Living paycheck to paycheck is often a cash-flow timing problem, not a personal failure. When income arrives on a different schedule than bills are due—especially alongside rising fixed costs—it can leave people perpetually short between paydays. With the right tools and support, aligning income and expenses can reduce stress and create breathing room, even without a big income increase.

Why do so many people live paycheck to paycheck?

When people say they’re living paycheck to paycheck, they’re often describing this reality:

  • Their paycheck arrives on a set schedule
  • Their bills are due on different days
  • Fixed costs (rent, utilities, insurance, childcare) take up most of each check
  • There’s very little margin for timing gaps or surprises

Even when someone earns enough on paper, the timing of income and expenses can create constant pressure.

This is especially common when:

  • Paychecks come biweekly or irregularly
  • Large bills are due early in the month
  • Income fluctuates (hourly, seasonal, commission-based, gig work)
  • Prices for essentials keep increasing while wages lag behind

None of this reflects poor character or irresponsibility.
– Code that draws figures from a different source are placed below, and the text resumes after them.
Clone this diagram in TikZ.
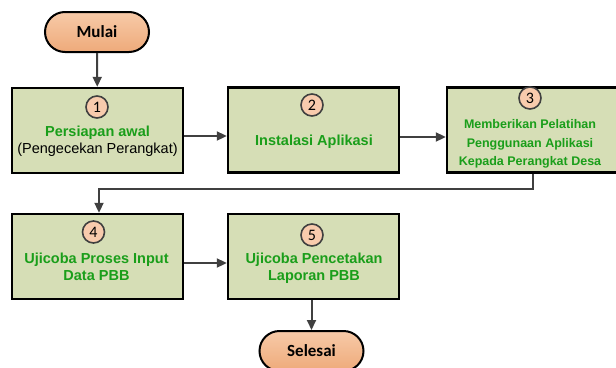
\documentclass[tikz,border=0pt]{standalone}
\usepackage{fontspec}
\setmainfont{Liberation Sans}
\newfontfamily\calib{Carlito}
\usetikzlibrary{arrows.meta}
\definecolor{boxfill}{RGB}{214,222,182}
\definecolor{termtop}{RGB}{247,202,168}
\definecolor{termbot}{RGB}{238,170,122}
\definecolor{numfill}{RGB}{248,203,173}
\definecolor{txtgreen}{RGB}{26,158,26}
\definecolor{arrowgray}{RGB}{64,64,64}
\begin{document}
\begin{tikzpicture}[x=1pt,y=-1pt,
  stepbox/.style={draw=black,line width=2.4pt,fill=boxfill,minimum width=171pt,minimum height=85pt,inner sep=0pt},
  term/.style={draw=black,line width=2pt,top color=termtop,bottom color=termbot,rounded corners=20pt,minimum width=104pt,minimum height=40pt,inner sep=0pt,font=\calib\bfseries\fontsize{17}{20}\selectfont},
  num/.style={circle,draw=arrowgray,line width=1.6pt,fill=numfill,minimum size=22pt,inner sep=0pt,font=\calib\fontsize{16}{17}\selectfont},
  gtxt/.style={anchor=base,inner sep=0pt,text=txtgreen,font=\bfseries\fontsize{14.5}{17}\selectfont},
  gsmall/.style={anchor=base,inner sep=0pt,text=txtgreen,font=\bfseries\fontsize{12.5}{15}\selectfont},
  btxt/.style={anchor=base,inner sep=0pt,text=black,font=\fontsize{14.5}{17}\selectfont},
  arr/.style={draw=arrowgray,line width=2pt,-{Triangle[length=10pt,width=9pt]}}
]
\useasboundingbox (0,0) rectangle (616,367);
\clip (0,0) rectangle (616,367);

% terminals
\node[term] (mulai) at (97,32) {Mulai};
\node[term] (sel) at (311.5,351) {Selesai};

% step boxes
\node[stepbox] (b1) at (97.5,130.5) {};
\node[stepbox] (b2) at (313.5,130) {};
\node[stepbox] (b3) at (532.5,130) {};
\node[stepbox] (b4) at (97.5,256.5) {};
\node[stepbox] (b5) at (313.5,256.5) {};

% numbers
\node[num] (c1) at (97,107) {1};
\node[num] (c2) at (312,105) {2};
\node[num] (c3) at (530,98) {3};
\node[num] (c4) at (93.5,232) {4};
\node[num] (c5) at (312,235) {5};

% texts
\node[gtxt] (t1a) at (97.5,136.5) {Persiapan awal};
\node[btxt] (t1b) at (97.5,153.5) {(Pengecekan Perangkat)};
\node[gtxt] (t2) at (314,145) {Instalasi Aplikasi};
\node[gsmall] (t3a) at (530,128.5) {Memberikan Pelatihan};
\node[gsmall] (t3b) at (530,147) {Penggunaan Aplikasi};
\node[gsmall] (t3c) at (530,165.5) {Kepada Perangkat Desa};
\node[gtxt] (t4a) at (96.5,263.5) {Ujicoba Proses Input};
\node[gtxt] (t4b) at (96.5,280.5) {Data PBB};
\node[gtxt] (t5a) at (314,263.5) {Ujicoba Pencetakan};
\node[gtxt] (t5b) at (314,280.5) {Laporan PBB};

% connectors
\draw[arr] (mulai) -- (b1);
\draw[arr] ([yshift=-5.5pt]b1.east) -- ([yshift=-5.5pt]b1.east -| b2.west);
\draw[arr] ([yshift=-7pt]b2.east) -- ([yshift=-7pt]b2.east -| b3.west);
\draw[arr] (b3.south) -- ++(0,15) -| ([xshift=1.5pt]b4.north);
\draw[arr] ([yshift=-6.5pt]b4.east) -- ([yshift=-6.5pt]b4.east -| b5.west);
\draw[arr] (b5.south -| sel.north) -- (sel.north);
\end{tikzpicture}
\end{document}
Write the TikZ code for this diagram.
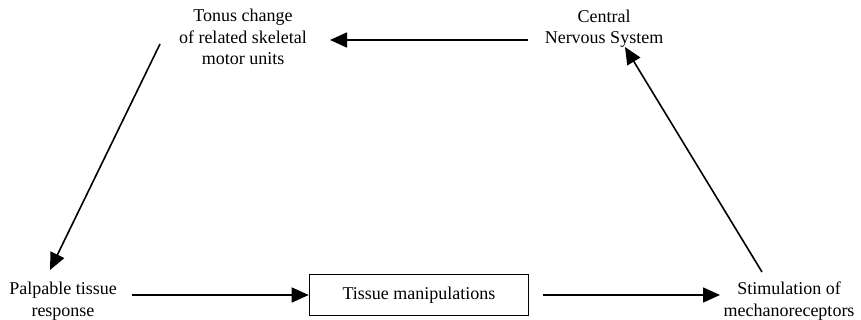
\documentclass[tikz,border=0pt]{standalone}
\usepackage{fontspec}
\setmainfont{Liberation Serif}
\usetikzlibrary{arrows.meta}
\begin{document}
\begin{tikzpicture}[x=1pt,y=-1pt,
  lbl/.style={align=center,inner sep=0pt,font=\fontsize{18}{21.5}\selectfont,anchor=base},
  conn/.style={line width=1.6pt,-{Triangle[length=17pt,width=15pt]}},
  boxnode/.style={draw,line width=1.6pt,minimum width=219pt,minimum height=41pt,inner sep=0pt,font=\fontsize{18}{21.5}\selectfont}]
\useasboundingbox (0,0) rectangle (861,320);
\node[lbl] (tonus) at (243,65) {Tonus change\\of related skeletal\\motor units};
\node[lbl] (cns) at (604,44) {Central\\Nervous System};
\node[lbl] (palp) at (63,316) {Palpable tissue\\response};
\node[lbl] (stim) at (789,316) {Stimulation of\\mechanoreceptors};
\node[boxnode] (box) at (419,295) {Tissue manipulations};
\coordinate (a1s) at (528,40);
\coordinate (a1e) at (330,40);
\coordinate (a2s) at (160,44);
\coordinate (a2e) at (50,270);
\coordinate (a3s) at (132,295);
\coordinate (a4e) at (720,295);
\coordinate (a5s) at (762,272);
\coordinate (a5e) at (625,47);
\draw[conn] (a1s) -- (a1e);
\draw[conn] (a2s) -- (a2e);
\draw[conn] (a3s) -- (a3s -| box.west);
\draw[conn] ([xshift=14pt]box.east) -- (a4e);
\draw[conn] (a5s) -- (a5e);
\end{tikzpicture}
\end{document}
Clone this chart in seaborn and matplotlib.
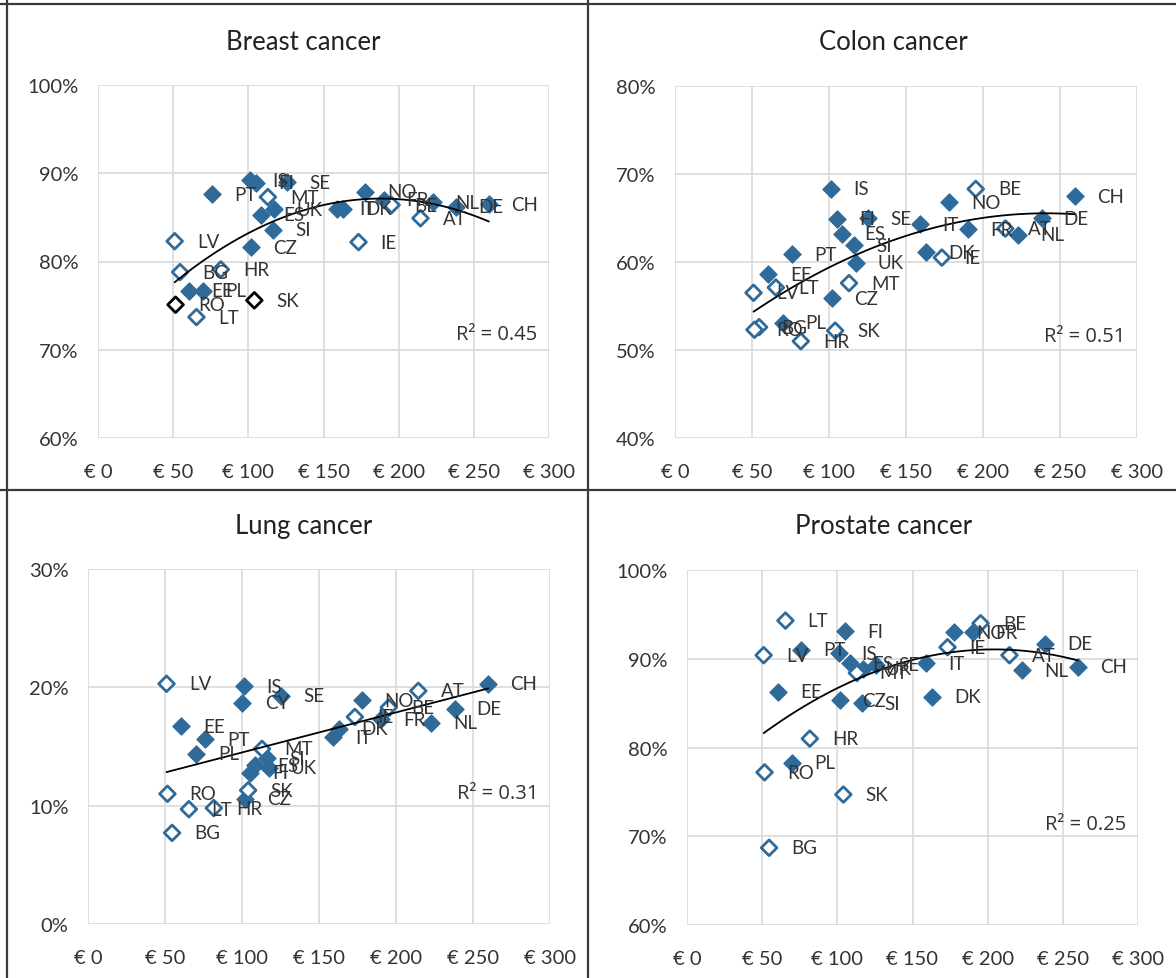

It reflects a system that requires precise timing with almost no buffer.

Is living paycheck to paycheck a sign you’re doing something wrong?

No. Living paycheck to paycheck is not a sign of doing something wrong.
It’s a structural cash-flow issue—and one we see every day in financial counseling.

Most traditional budgeting advice assumes people already have extra money left over at the end of the month. But if income is already fully committed to necessities, advice like “just save 20%” or “cut discretionary spending” doesn’t match reality.

What does help is shifting the question from:

“Why can’t I manage my money better?” to: “How is my money flowing—and where is the timing breaking down?”

That’s where meaningful change starts.

 The hidden issue: timing, not totals

Many people focus on whether their income is “enough.” But in practice, the problem is often when money comes in versus when it has to go out.

For example:

  • Rent is due on the 1st
  • Utilities are due mid-month
  • Paychecks arrive on the 5th and the 20th

Even if total monthly income covers total monthly expenses, this mismatch can force people to:

  • Delay bills
  • Use credit cards to bridge gaps
  • Overdraw accounts
  • Feel constant anxiety about dates, not amounts

That’s why people can feel stuck even when nothing “dramatic” is going wrong.

Why rising fixed costs make everything harder

Another reason paycheck-to-paycheck living has become so common is the growth of fixed expenses.

Fixed costs, like housing, insurance, utilities, internet, transportation, and childcare, are hard to adjust quickly. When these costs rise, people lose flexibility.

Once most income is locked into bills with fixed due dates:

  • Small disruptions cause big stress
  • There’s no room to absorb surprises
  • Timing gaps become emergencies

This isn’t about spending too much on “extras.” For many households, the issue is simply survival math.

 What actually helps: cash?flow budgeting

At American Financial Solutions (AFS), one of the most effective tools we use with clients is cash-flow budgeting.

This isn’t about creating a perfect monthly budget. It’s about answering three practical questions:

  1. When does money come in?
  2. When do expenses go out?
  3. What needs to be reshuffled so the timing works better?

Cash-flow budgeting focuses on:

  • Mapping income by paycheck, not by month
  • Assigning bills to the specific paycheck that will pay them
  • Identifying pressure points before they become crises
  • Creating small buffers where possible to reduce stress

For many people, this is the first time their money plan reflects how they actually live and get paid.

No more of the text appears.